== TASK STATEMENT ==
Once the pictures are set aside, transcribe the remaining data exactly.

== DATASET EXTRACT ==
"""
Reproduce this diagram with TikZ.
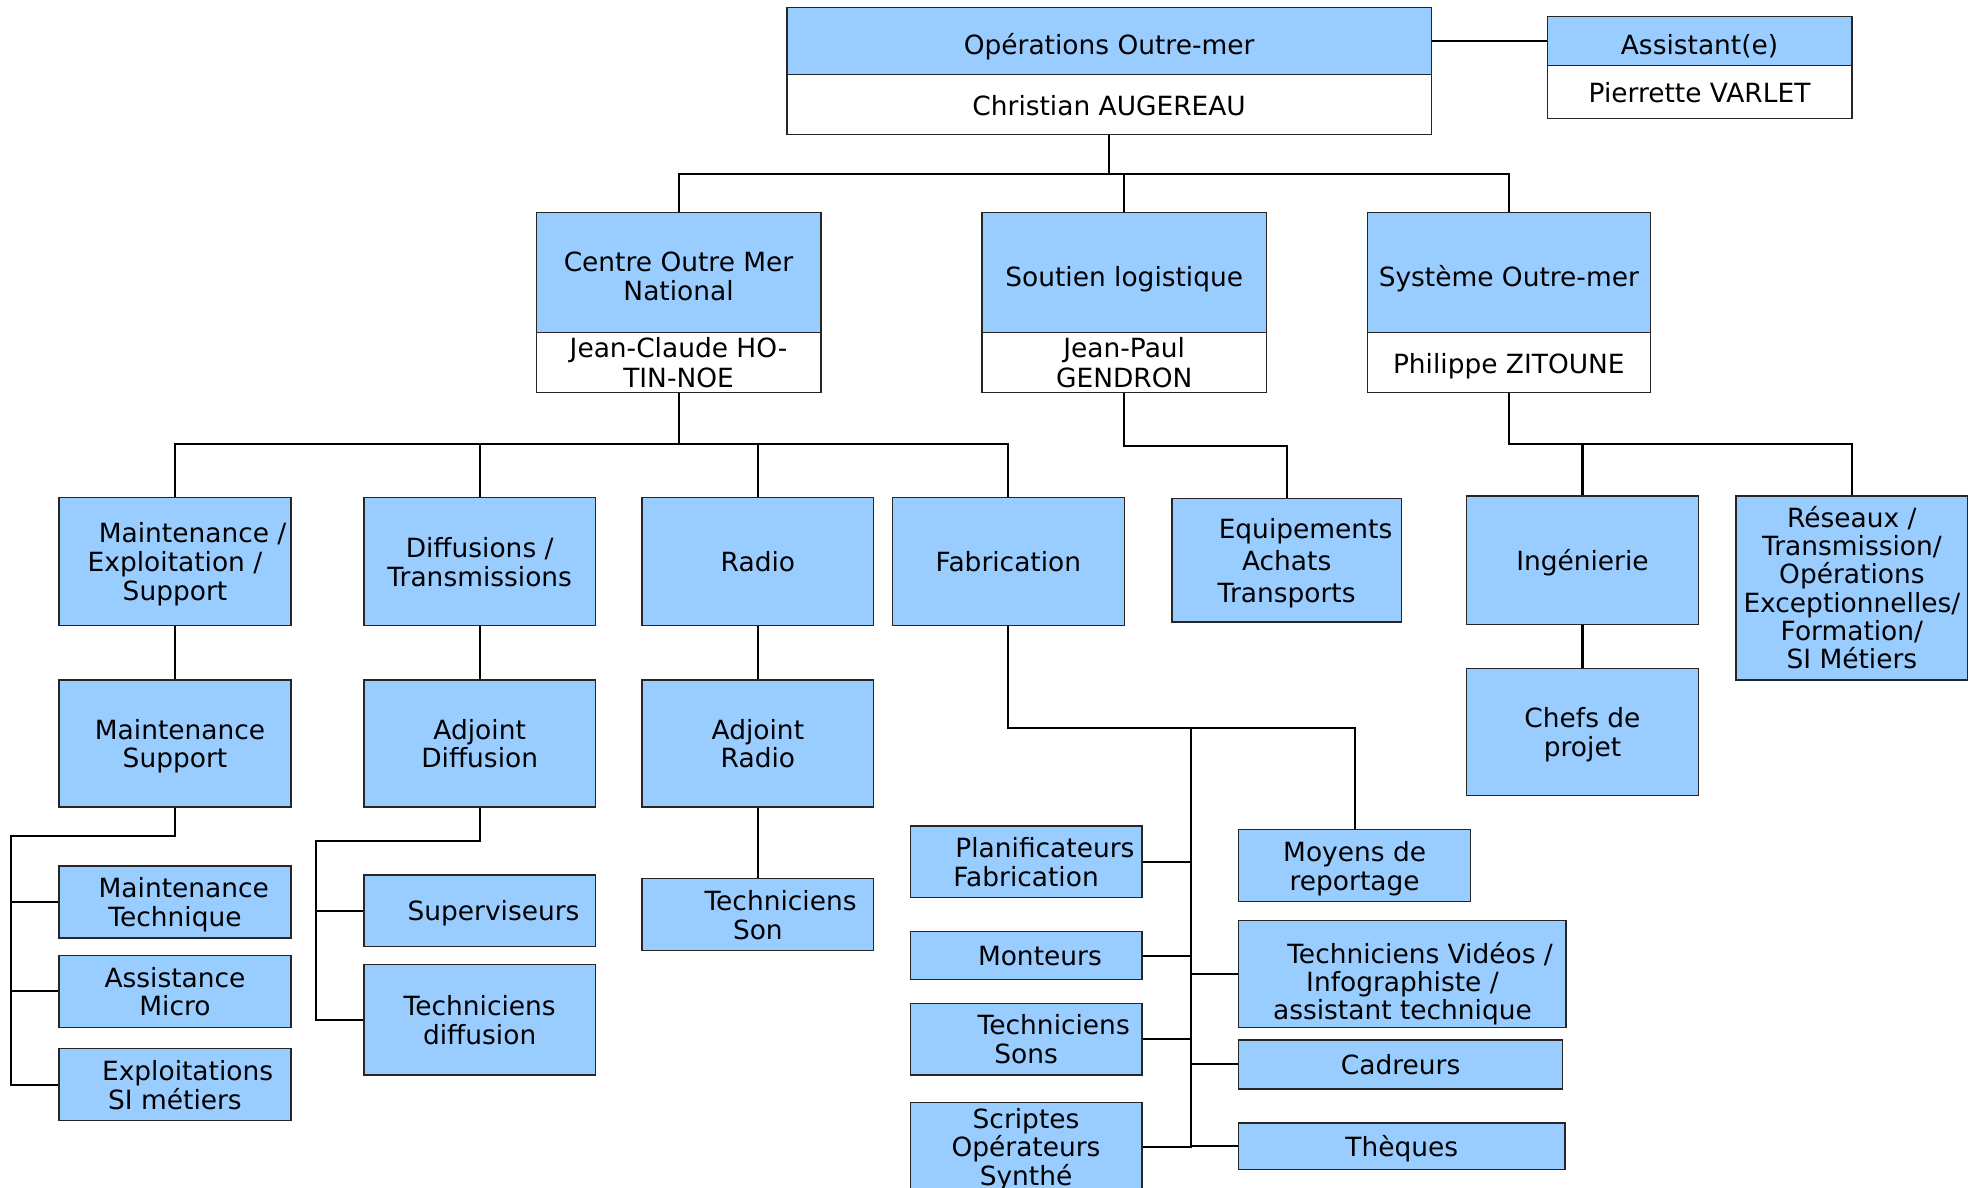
\documentclass[tikz,border=0pt]{standalone}
\usepackage{fontspec}
\setmainfont{DejaVu Sans}
\definecolor{boxblue}{RGB}{153,204,255}
\newcommand\lead[1]{\hspace*{#1pt}}
\newcommand\fsh{21pt}
\newcommand\fsd{5pt}
\newcommand\fs{\rule{0pt}{\fsh}}
\begin{document}
\begin{tikzpicture}[x=1pt,y=-1pt,
  bx/.style={draw=black!85, line width=1.1pt, fill=boxblue, inner sep=0pt, align=center,
    font=\fontsize{21}{23}\selectfont,
    /utils/exec={\def\fsh{21pt}\def\fsd{5pt}},
    execute at end node={\rule[-\fsd]{0pt}{\fsd}}},
  hd/.style={bx, /utils/exec={\def\fsh{26.5pt}}},
  wb/.style={bx, fill=white, font=\fontsize{21}{24.5}\selectfont, /utils/exec={\def\fsh{22pt}}},
  wbb/.style={wb, font=\fontsize{21}{24}\selectfont, /utils/exec={\def\fsh{20pt}\def\fsd{4pt}}},
  tight/.style={font=\fontsize{21}{22.4}\selectfont},
  loose/.style={font=\fontsize{21}{25.5}\selectfont},
  ln/.style={line width=1.6pt, black}]
\useasboundingbox (0,0) rectangle (1568,943);
\clip (0,0) rectangle (1568,943);
% level 1
\node[hd, minimum width=512, minimum height=53] (ops) at (881,32.5) {\fs Opérations Outre-mer};
\node[wb, minimum width=512, minimum height=48] (opsn) at (881,83) {\fs Christian AUGEREAU};
\node[hd, minimum width=242, minimum height=39] (ast) at (1350,32.5) {\fs Assistant(e)};
\node[wb, minimum width=242, minimum height=42] (astn) at (1350,73) {\fs Pierrette VARLET};
% level 2
\node[hd, minimum width=226, minimum height=95] (cen) at (539,216.5) {\fs Centre Outre Mer\\National};
\node[wbb, minimum width=226, minimum height=48] (cenn) at (539,288) {\fs Jean-Claude HO-\\TIN-NOE};
\node[hd, minimum width=226, minimum height=95] (sou) at (893,216.5) {\fs Soutien logistique};
\node[wbb, minimum width=226, minimum height=48] (soun) at (893,288) {\fs Jean-Paul\\GENDRON};
\node[hd, minimum width=225, minimum height=95] (sys) at (1198.5,216.5) {\fs Système Outre-mer};
\node[wb, minimum width=225, minimum height=48] (sysn) at (1198.5,288) {\fs Philippe ZITOUNE};
% level 3
\node[bx, minimum width=184, minimum height=102] (mes) at (139,446) {\fs\lead{28}Maintenance /\\Exploitation /\\Support};
\node[bx, minimum width=184, minimum height=102] (dif) at (381,446) {\fs Diffusions /\\Transmissions};
\node[bx, minimum width=184, minimum height=102] (rad) at (602,446) {\fs Radio};
\node[bx, minimum width=184, minimum height=102] (fab) at (801,446) {\fs Fabrication};
\node[bx, loose, minimum width=182, minimum height=98] (equ) at (1022,445) {\fs\lead{30}Equipements\\Achats\\Transports};
\node[bx, minimum width=184, minimum height=102] (ing) at (1257,445) {\fs Ingénierie};
\node[bx, tight, minimum width=184, minimum height=146] (res) at (1471,467) {\fs Réseaux /\\Transmission/\\Opérations\\Exceptionnelles/\\Formation/\\SI Métiers};
\node[bx, minimum width=184, minimum height=101] (chef) at (1257,581.5) {\fs Chefs de\\projet};
% level 4
\node[bx, minimum width=184, minimum height=101] (ms) at (139,590.5) {\fs\lead{8}Maintenance\\Support};
\node[bx, minimum width=184, minimum height=101] (ad) at (381,590.5) {\fs Adjoint\\Diffusion};
\node[bx, minimum width=184, minimum height=101] (ar) at (602,590.5) {\fs Adjoint\\Radio};
% MS children
\node[bx, minimum width=184, minimum height=57] (mt) at (139,716.5) {\fs\lead{14}Maintenance\\Technique};
\node[bx, minimum width=184, minimum height=57] (am) at (139,787.5) {\fs Assistance\\Micro};
\node[bx, minimum width=184, minimum height=57] (et) at (139,861.5) {\fs\lead{20}Exploitations\\SI métiers};
% AD children
\node[bx, minimum width=184, minimum height=57] (sup) at (381,723.5) {\fs\lead{22}Superviseurs};
\node[bx, minimum width=184, minimum height=88] (td) at (381,810) {\fs Techniciens\\diffusion};
% AR child
\node[bx, minimum width=184, minimum height=57] (ts) at (602,726.5) {\fs\lead{36}Techniciens\\Son};
% Fabrication children
\node[bx, minimum width=184, minimum height=57] (pla) at (815,684.5) {\fs\lead{30}Planificateurs\\Fabrication};
\node[bx, minimum width=184, minimum height=38] (mon) at (815,759) {\fs\lead{22}Monteurs};
\node[bx, minimum width=184, minimum height=57] (tso) at (815,825.5) {\fs\lead{44}Techniciens\\Sons};
\node[bx, tight, minimum width=184, minimum height=68] (scr) at (815,911) {\fs Scriptes\\Opérateurs\\Synthé};
\node[bx, minimum width=184, minimum height=57] (moy) at (1076,687.5) {\fs Moyens de\\reportage};
\node[bx, tight, /utils/exec={\def\fsh{33pt}}, minimum width=260, minimum height=85] (tvi) at (1114,773.5) {\fs\lead{28}Techniciens Vidéos /\\Infographiste /\lead{17}\\assistant technique};
\node[bx, minimum width=257, minimum height=39] (cad) at (1112.5,845.5) {\fs Cadreurs};
\node[bx, minimum width=259, minimum height=37] (the) at (1113.5,910.5) {\fs Thèques};
% bus coordinates
\coordinate (bus1) at (881,138);
\coordinate (bus2) at (539,353);
\coordinate (bus3) at (893,354);
\coordinate (bus4) at (1198.5,353);
\coordinate (mb) at (9,664);
\coordinate (ab) at (251,668);
\coordinate (fb) at (946,578);
% connectors
\draw[ln] (ops.east) -- (ops.east -| ast.west);
\draw[ln] (opsn.south) -- (bus1);
\draw[ln] (cen.north) |- (bus1);
\draw[ln] (sys.north) |- (bus1);
\draw[ln] (sou.north) -- (sou.north |- bus1);
\draw[ln] (cenn.south) -- (bus2);
\draw[ln] (mes.north) |- (bus2);
\draw[ln] (fab.north) |- (bus2);
\draw[ln] (dif.north) -- (dif.north |- bus2);
\draw[ln] (rad.north) -- (rad.north |- bus2);
\draw[ln] (soun.south) -- (bus3) -| (equ.north);
\draw[ln] (sysn.south) -- (bus4) -| (res.north);
\draw[ln] (ing.north) -- (ing.north |- bus4);
\draw[ln] (ing.south) -- (chef.north);
\draw[ln] (mes.south) -- (ms.north);
\draw[ln] (dif.south) -- (ad.north);
\draw[ln] (rad.south) -- (ar.north);
\draw[ln] (ar.south) -- (ts.north);
\draw[ln] (ms.south) |- (mb) -- (mb |- et.west) -- (et.west);
\draw[ln] (mt.west) -- (mt.west -| mb);
\draw[ln] (am.west) -- (am.west -| mb);
\draw[ln] (ad.south) |- (ab) -- (ab |- td.west) -- (td.west);
\draw[ln] (sup.west) -- (sup.west -| ab);
\draw[ln] (fab.south) |- (fb) -| (moy.north);
\draw[ln] (fb) -- (fb |- scr.east) -- (scr.east);
\draw[ln] (pla.east) -- (pla.east -| fb);
\draw[ln] (mon.east) -- (mon.east -| fb);
\draw[ln] (tso.east) -- (tso.east -| fb);
\draw[ln] (tvi.west) -- (tvi.west -| fb);
\draw[ln] (cad.west) -- (cad.west -| fb);
\draw[ln] (the.west) -- (the.west -| fb);
\end{tikzpicture}
\end{document}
"""
== WRITTEN RESPONSE ==
Reproduce this diagram with TikZ.
\documentclass[tikz,border=0pt]{standalone}
\usepackage{fontspec}
\setmainfont{DejaVu Sans}
\definecolor{boxblue}{RGB}{153,204,255}
\newcommand\lead[1]{\hspace*{#1pt}}
\newcommand\fsh{21pt}
\newcommand\fsd{5pt}
\newcommand\fs{\rule{0pt}{\fsh}}
\begin{document}
\begin{tikzpicture}[x=1pt,y=-1pt,
  bx/.style={draw=black!85, line width=1.1pt, fill=boxblue, inner sep=0pt, align=center,
    font=\fontsize{21}{23}\selectfont,
    /utils/exec={\def\fsh{21pt}\def\fsd{5pt}},
    execute at end node={\rule[-\fsd]{0pt}{\fsd}}},
  hd/.style={bx, /utils/exec={\def\fsh{26.5pt}}},
  wb/.style={bx, fill=white, font=\fontsize{21}{24.5}\selectfont, /utils/exec={\def\fsh{22pt}}},
  wbb/.style={wb, font=\fontsize{21}{24}\selectfont, /utils/exec={\def\fsh{20pt}\def\fsd{4pt}}},
  tight/.style={font=\fontsize{21}{22.4}\selectfont},
  loose/.style={font=\fontsize{21}{25.5}\selectfont},
  ln/.style={line width=1.6pt, black}]
\useasboundingbox (0,0) rectangle (1568,943);
\clip (0,0) rectangle (1568,943);
% level 1
\node[hd, minimum width=512, minimum height=53] (ops) at (881,32.5) {\fs Opérations Outre-mer};
\node[wb, minimum width=512, minimum height=48] (opsn) at (881,83) {\fs Christian AUGEREAU};
\node[hd, minimum width=242, minimum height=39] (ast) at (1350,32.5) {\fs Assistant(e)};
\node[wb, minimum width=242, minimum height=42] (astn) at (1350,73) {\fs Pierrette VARLET};
% level 2
\node[hd, minimum width=226, minimum height=95] (cen) at (539,216.5) {\fs Centre Outre Mer\\National};
\node[wbb, minimum width=226, minimum height=48] (cenn) at (539,288) {\fs Jean-Claude HO-\\TIN-NOE};
\node[hd, minimum width=226, minimum height=95] (sou) at (893,216.5) {\fs Soutien logistique};
\node[wbb, minimum width=226, minimum height=48] (soun) at (893,288) {\fs Jean-Paul\\GENDRON};
\node[hd, minimum width=225, minimum height=95] (sys) at (1198.5,216.5) {\fs Système Outre-mer};
\node[wb, minimum width=225, minimum height=48] (sysn) at (1198.5,288) {\fs Philippe ZITOUNE};
% level 3
\node[bx, minimum width=184, minimum height=102] (mes) at (139,446) {\fs\lead{28}Maintenance /\\Exploitation /\\Support};
\node[bx, minimum width=184, minimum height=102] (dif) at (381,446) {\fs Diffusions /\\Transmissions};
\node[bx, minimum width=184, minimum height=102] (rad) at (602,446) {\fs Radio};
\node[bx, minimum width=184, minimum height=102] (fab) at (801,446) {\fs Fabrication};
\node[bx, loose, minimum width=182, minimum height=98] (equ) at (1022,445) {\fs\lead{30}Equipements\\Achats\\Transports};
\node[bx, minimum width=184, minimum height=102] (ing) at (1257,445) {\fs Ingénierie};
\node[bx, tight, minimum width=184, minimum height=146] (res) at (1471,467) {\fs Réseaux /\\Transmission/\\Opérations\\Exceptionnelles/\\Formation/\\SI Métiers};
\node[bx, minimum width=184, minimum height=101] (chef) at (1257,581.5) {\fs Chefs de\\projet};
% level 4
\node[bx, minimum width=184, minimum height=101] (ms) at (139,590.5) {\fs\lead{8}Maintenance\\Support};
\node[bx, minimum width=184, minimum height=101] (ad) at (381,590.5) {\fs Adjoint\\Diffusion};
\node[bx, minimum width=184, minimum height=101] (ar) at (602,590.5) {\fs Adjoint\\Radio};
% MS children
\node[bx, minimum width=184, minimum height=57] (mt) at (139,716.5) {\fs\lead{14}Maintenance\\Technique};
\node[bx, minimum width=184, minimum height=57] (am) at (139,787.5) {\fs Assistance\\Micro};
\node[bx, minimum width=184, minimum height=57] (et) at (139,861.5) {\fs\lead{20}Exploitations\\SI métiers};
% AD children
\node[bx, minimum width=184, minimum height=57] (sup) at (381,723.5) {\fs\lead{22}Superviseurs};
\node[bx, minimum width=184, minimum height=88] (td) at (381,810) {\fs Techniciens\\diffusion};
% AR child
\node[bx, minimum width=184, minimum height=57] (ts) at (602,726.5) {\fs\lead{36}Techniciens\\Son};
% Fabrication children
\node[bx, minimum width=184, minimum height=57] (pla) at (815,684.5) {\fs\lead{30}Planificateurs\\Fabrication};
\node[bx, minimum width=184, minimum height=38] (mon) at (815,759) {\fs\lead{22}Monteurs};
\node[bx, minimum width=184, minimum height=57] (tso) at (815,825.5) {\fs\lead{44}Techniciens\\Sons};
\node[bx, tight, minimum width=184, minimum height=68] (scr) at (815,911) {\fs Scriptes\\Opérateurs\\Synthé};
\node[bx, minimum width=184, minimum height=57] (moy) at (1076,687.5) {\fs Moyens de\\reportage};
\node[bx, tight, /utils/exec={\def\fsh{33pt}}, minimum width=260, minimum height=85] (tvi) at (1114,773.5) {\fs\lead{28}Techniciens Vidéos /\\Infographiste /\lead{17}\\assistant technique};
\node[bx, minimum width=257, minimum height=39] (cad) at (1112.5,845.5) {\fs Cadreurs};
\node[bx, minimum width=259, minimum height=37] (the) at (1113.5,910.5) {\fs Thèques};
% bus coordinates
\coordinate (bus1) at (881,138);
\coordinate (bus2) at (539,353);
\coordinate (bus3) at (893,354);
\coordinate (bus4) at (1198.5,353);
\coordinate (mb) at (9,664);
\coordinate (ab) at (251,668);
\coordinate (fb) at (946,578);
% connectors
\draw[ln] (ops.east) -- (ops.east -| ast.west);
\draw[ln] (opsn.south) -- (bus1);
\draw[ln] (cen.north) |- (bus1);
\draw[ln] (sys.north) |- (bus1);
\draw[ln] (sou.north) -- (sou.north |- bus1);
\draw[ln] (cenn.south) -- (bus2);
\draw[ln] (mes.north) |- (bus2);
\draw[ln] (fab.north) |- (bus2);
\draw[ln] (dif.north) -- (dif.north |- bus2);
\draw[ln] (rad.north) -- (rad.north |- bus2);
\draw[ln] (soun.south) -- (bus3) -| (equ.north);
\draw[ln] (sysn.south) -- (bus4) -| (res.north);
\draw[ln] (ing.north) -- (ing.north |- bus4);
\draw[ln] (ing.south) -- (chef.north);
\draw[ln] (mes.south) -- (ms.north);
\draw[ln] (dif.south) -- (ad.north);
\draw[ln] (rad.south) -- (ar.north);
\draw[ln] (ar.south) -- (ts.north);
\draw[ln] (ms.south) |- (mb) -- (mb |- et.west) -- (et.west);
\draw[ln] (mt.west) -- (mt.west -| mb);
\draw[ln] (am.west) -- (am.west -| mb);
\draw[ln] (ad.south) |- (ab) -- (ab |- td.west) -- (td.west);
\draw[ln] (sup.west) -- (sup.west -| ab);
\draw[ln] (fab.south) |- (fb) -| (moy.north);
\draw[ln] (fb) -- (fb |- scr.east) -- (scr.east);
\draw[ln] (pla.east) -- (pla.east -| fb);
\draw[ln] (mon.east) -- (mon.east -| fb);
\draw[ln] (tso.east) -- (tso.east -| fb);
\draw[ln] (tvi.west) -- (tvi.west -| fb);
\draw[ln] (cad.west) -- (cad.west -| fb);
\draw[ln] (the.west) -- (the.west -| fb);
\end{tikzpicture}
\end{document}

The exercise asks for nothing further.